=== Written request ===
Write every line out verbatim and omit the pictures.

[Start Recorded data]

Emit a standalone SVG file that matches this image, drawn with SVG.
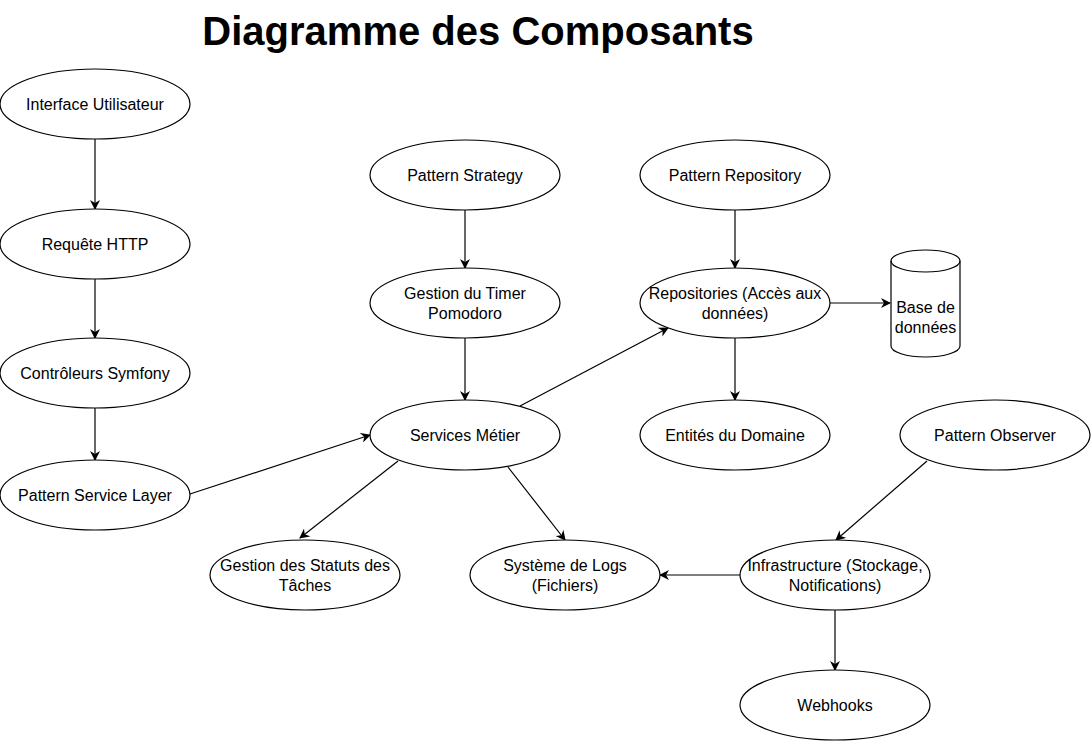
<svg xmlns="http://www.w3.org/2000/svg" width="1091" height="741" viewBox="0 0 1091 741">
<defs>
<marker id="arr" viewBox="0 0 10 10" refX="9" refY="5" markerWidth="10" markerHeight="10" markerUnits="userSpaceOnUse" orient="auto">
<path d="M0,0 L10,5 L0,10 L3,5 Z" fill="#000"/>
</marker>
</defs>
<style>
.n ellipse, .n path { fill:#fff; stroke:#000; stroke-width:1.2; }
.n text { font-family:"Liberation Sans", Arial, sans-serif; font-size:16px; fill:#000; text-anchor:middle; }
#edges line { stroke:#000; stroke-width:1.2; marker-end:url(#arr); }
.title { font-family:"Liberation Sans", Arial, sans-serif; font-size:40px; font-weight:bold; text-anchor:middle; }
</style>
<rect width="1091" height="741" fill="#fff"/>
<text class="title" x="478" y="45">Diagramme des Composants</text>
<g id="edges">
<line x1="95" y1="139" x2="95" y2="209"/>
<line x1="95" y1="279" x2="95" y2="338"/>
<line x1="95" y1="408" x2="95" y2="460"/>
<line x1="465" y1="210" x2="465" y2="268"/>
<line x1="465" y1="338" x2="465" y2="400"/>
<line x1="735" y1="210" x2="735" y2="268"/>
<line x1="735" y1="338" x2="735" y2="400"/>
<line x1="830" y1="303" x2="890" y2="303"/>
<line x1="190" y1="494" x2="370" y2="435"/>
<line x1="520" y1="406" x2="668" y2="328"/>
<line x1="398" y1="461" x2="300" y2="538"/>
<line x1="508" y1="467" x2="565" y2="540"/>
<line x1="927" y1="461" x2="836" y2="540"/>
<line x1="740" y1="575" x2="660" y2="575"/>
<line x1="835" y1="610" x2="835" y2="670"/>
</g>
<g id="n-ui" class="n"><ellipse cx="95" cy="104" rx="95" ry="35"/><text x="95" y="110">Interface Utilisateur</text></g>
<g id="n-http" class="n"><ellipse cx="95" cy="244" rx="95" ry="35"/><text x="95" y="250">Requête HTTP</text></g>
<g id="n-ctrl" class="n"><ellipse cx="95" cy="373" rx="95" ry="35"/><text x="95" y="379">Contrôleurs Symfony</text></g>
<g id="n-psl" class="n"><ellipse cx="95" cy="495" rx="95" ry="35"/><text x="95" y="501">Pattern Service Layer</text></g>
<g id="n-strat" class="n"><ellipse cx="465" cy="175" rx="95" ry="35"/><text x="465" y="181">Pattern Strategy</text></g>
<g id="n-timer" class="n"><ellipse cx="465" cy="303" rx="95" ry="35"/><text x="465" y="299">Gestion du Timer</text><text x="465" y="319">Pomodoro</text></g>
<g id="n-serv" class="n"><ellipse cx="465" cy="435" rx="95" ry="35"/><text x="465" y="441">Services Métier</text></g>
<g id="n-prepo" class="n"><ellipse cx="735" cy="175" rx="95" ry="35"/><text x="735" y="181">Pattern Repository</text></g>
<g id="n-repo" class="n"><ellipse cx="735" cy="303" rx="95" ry="35"/><text x="735" y="299">Repositories (Accès aux</text><text x="735" y="319">données)</text></g>
<g id="n-ent" class="n"><ellipse cx="735" cy="435" rx="95" ry="35"/><text x="735" y="441">Entités du Domaine</text></g>
<g id="n-db" class="n"><path d="M891,261 A34.5,11 0 0 1 960,261 L960,346 A34.5,11 0 0 1 891,346 Z"/><path d="M891,261 A34.5,11 0 0 0 960,261" style="fill:none"/><text x="925.5" y="313">Base de</text><text x="925.5" y="333">données</text></g>
<g id="n-obs" class="n"><ellipse cx="995" cy="435" rx="95" ry="35"/><text x="995" y="441">Pattern Observer</text></g>
<g id="n-stat" class="n"><ellipse cx="305" cy="575" rx="95" ry="35"/><text x="305" y="571">Gestion des Statuts des</text><text x="305" y="591">Tâches</text></g>
<g id="n-logs" class="n"><ellipse cx="565" cy="575" rx="95" ry="35"/><text x="565" y="571">Système de Logs</text><text x="565" y="591">(Fichiers)</text></g>
<g id="n-infra" class="n"><ellipse cx="835" cy="575" rx="95" ry="35"/><text x="835" y="571">Infrastructure (Stockage,</text><text x="835" y="591">Notifications)</text></g>
<g id="n-web" class="n"><ellipse cx="835" cy="705" rx="95" ry="35"/><text x="835" y="711">Webhooks</text></g>
</svg>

[End Recorded data]

=== Final result ===
Emit a standalone SVG file that matches this image, drawn with SVG.
<svg xmlns="http://www.w3.org/2000/svg" width="1091" height="741" viewBox="0 0 1091 741">
<defs>
<marker id="arr" viewBox="0 0 10 10" refX="9" refY="5" markerWidth="10" markerHeight="10" markerUnits="userSpaceOnUse" orient="auto">
<path d="M0,0 L10,5 L0,10 L3,5 Z" fill="#000"/>
</marker>
</defs>
<style>
.n ellipse, .n path { fill:#fff; stroke:#000; stroke-width:1.2; }
.n text { font-family:"Liberation Sans", Arial, sans-serif; font-size:16px; fill:#000; text-anchor:middle; }
#edges line { stroke:#000; stroke-width:1.2; marker-end:url(#arr); }
.title { font-family:"Liberation Sans", Arial, sans-serif; font-size:40px; font-weight:bold; text-anchor:middle; }
</style>
<rect width="1091" height="741" fill="#fff"/>
<text class="title" x="478" y="45">Diagramme des Composants</text>
<g id="edges">
<line x1="95" y1="139" x2="95" y2="209"/>
<line x1="95" y1="279" x2="95" y2="338"/>
<line x1="95" y1="408" x2="95" y2="460"/>
<line x1="465" y1="210" x2="465" y2="268"/>
<line x1="465" y1="338" x2="465" y2="400"/>
<line x1="735" y1="210" x2="735" y2="268"/>
<line x1="735" y1="338" x2="735" y2="400"/>
<line x1="830" y1="303" x2="890" y2="303"/>
<line x1="190" y1="494" x2="370" y2="435"/>
<line x1="520" y1="406" x2="668" y2="328"/>
<line x1="398" y1="461" x2="300" y2="538"/>
<line x1="508" y1="467" x2="565" y2="540"/>
<line x1="927" y1="461" x2="836" y2="540"/>
<line x1="740" y1="575" x2="660" y2="575"/>
<line x1="835" y1="610" x2="835" y2="670"/>
</g>
<g id="n-ui" class="n"><ellipse cx="95" cy="104" rx="95" ry="35"/><text x="95" y="110">Interface Utilisateur</text></g>
<g id="n-http" class="n"><ellipse cx="95" cy="244" rx="95" ry="35"/><text x="95" y="250">Requête HTTP</text></g>
<g id="n-ctrl" class="n"><ellipse cx="95" cy="373" rx="95" ry="35"/><text x="95" y="379">Contrôleurs Symfony</text></g>
<g id="n-psl" class="n"><ellipse cx="95" cy="495" rx="95" ry="35"/><text x="95" y="501">Pattern Service Layer</text></g>
<g id="n-strat" class="n"><ellipse cx="465" cy="175" rx="95" ry="35"/><text x="465" y="181">Pattern Strategy</text></g>
<g id="n-timer" class="n"><ellipse cx="465" cy="303" rx="95" ry="35"/><text x="465" y="299">Gestion du Timer</text><text x="465" y="319">Pomodoro</text></g>
<g id="n-serv" class="n"><ellipse cx="465" cy="435" rx="95" ry="35"/><text x="465" y="441">Services Métier</text></g>
<g id="n-prepo" class="n"><ellipse cx="735" cy="175" rx="95" ry="35"/><text x="735" y="181">Pattern Repository</text></g>
<g id="n-repo" class="n"><ellipse cx="735" cy="303" rx="95" ry="35"/><text x="735" y="299">Repositories (Accès aux</text><text x="735" y="319">données)</text></g>
<g id="n-ent" class="n"><ellipse cx="735" cy="435" rx="95" ry="35"/><text x="735" y="441">Entités du Domaine</text></g>
<g id="n-db" class="n"><path d="M891,261 A34.5,11 0 0 1 960,261 L960,346 A34.5,11 0 0 1 891,346 Z"/><path d="M891,261 A34.5,11 0 0 0 960,261" style="fill:none"/><text x="925.5" y="313">Base de</text><text x="925.5" y="333">données</text></g>
<g id="n-obs" class="n"><ellipse cx="995" cy="435" rx="95" ry="35"/><text x="995" y="441">Pattern Observer</text></g>
<g id="n-stat" class="n"><ellipse cx="305" cy="575" rx="95" ry="35"/><text x="305" y="571">Gestion des Statuts des</text><text x="305" y="591">Tâches</text></g>
<g id="n-logs" class="n"><ellipse cx="565" cy="575" rx="95" ry="35"/><text x="565" y="571">Système de Logs</text><text x="565" y="591">(Fichiers)</text></g>
<g id="n-infra" class="n"><ellipse cx="835" cy="575" rx="95" ry="35"/><text x="835" y="571">Infrastructure (Stockage,</text><text x="835" y="591">Notifications)</text></g>
<g id="n-web" class="n"><ellipse cx="835" cy="705" rx="95" ry="35"/><text x="835" y="711">Webhooks</text></g>
</svg>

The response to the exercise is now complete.